We’ve also ‘re-purposed’ a few familiar titles. In the mezzanine of the Twisted Pepper, also on Saturday 25th, you’ll see a programme that reads something like this;

Lunar Song (Director: Lana ‘Chide’ Sermon, 1976, 18 mins)

Oh, Black Ethel! (Director: Destiny Law, 1979, 16 mins)

On Serene Occult ( Did The Fink Rot? ) (Director: Vesper B. Singlet. 1977, 20 mins)

Raw Rats (Di:. Reggae Locus, 1977, 12 mins)

If you put these into an anagram generator you’ll find much more familiar titles like Star Wars, Close Encounters, Logan’s Run and The Back Hole. We’ve re-titled this collection of films as Lost Classics and it’s a programme of commercial feature films from the late 1970s re-edited for distribution on Super8, the home movie format before the advent of VHS. These re-edits are fascinating, condensed versions of more familiar stories and imagery, never before seen outside the domestic circuit of the late 70s. In most cases, the films were of average feature film length – 90 to 120 minutes – but are here cut down to between 10 and 20 minutes. These re-cuts were often subtitled as silent films. Here you will see Star Wars, at 12 minutes, subtitled as a silent film. All titles on Super8 with sound, except Raw Rats.

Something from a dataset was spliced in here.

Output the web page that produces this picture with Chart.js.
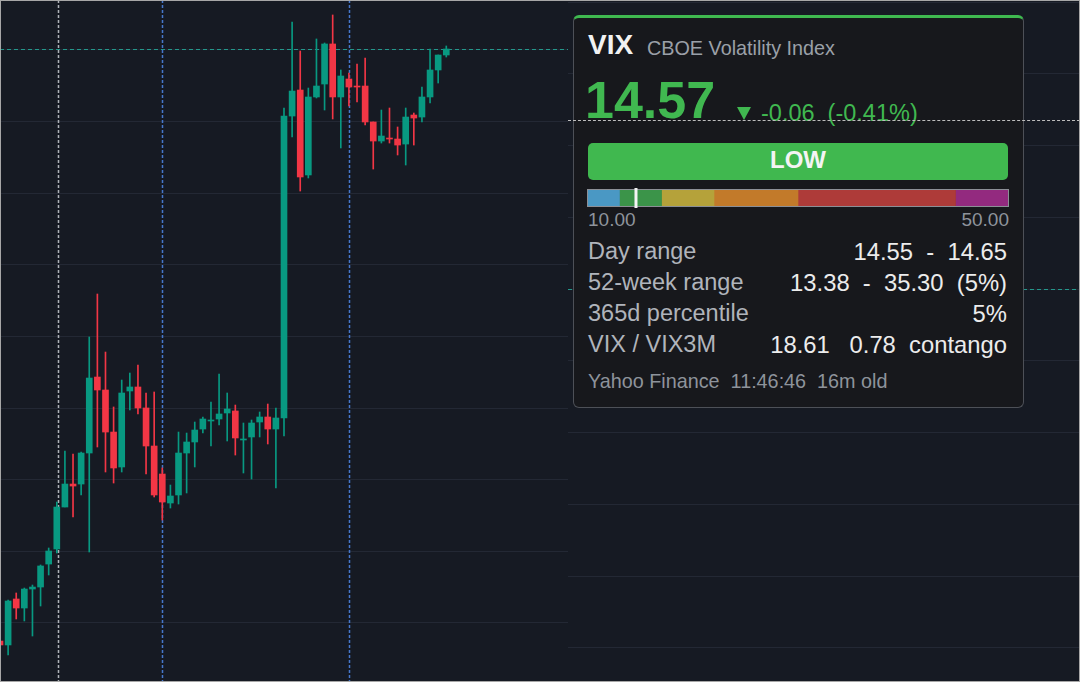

There’s a fair Americana leaning in this year’s Solus curation and next year, we hope to bring in an African/Caribbean flavour. There’s also a nice selection of new Spanish experimental films sourced by Esperanza Collado, the Spanish experimental film-maker and historian/archivist now based in Dublin. You can see those in the Joy Gallery, also on Saturday 25th, and for the run of the festival in the Joinery Gallery, Arbour HIll.

There’s quite a de-centralised set of screening venues, between the Joy, Joinery and Sebastian Guinness Galleries, the Denzille Cinema and Twisted Pepper – you can do a gallery, a cinema and a nightclub in one day! So that’s how my week is panning out, and hopefully you’ll be able to catch some of it.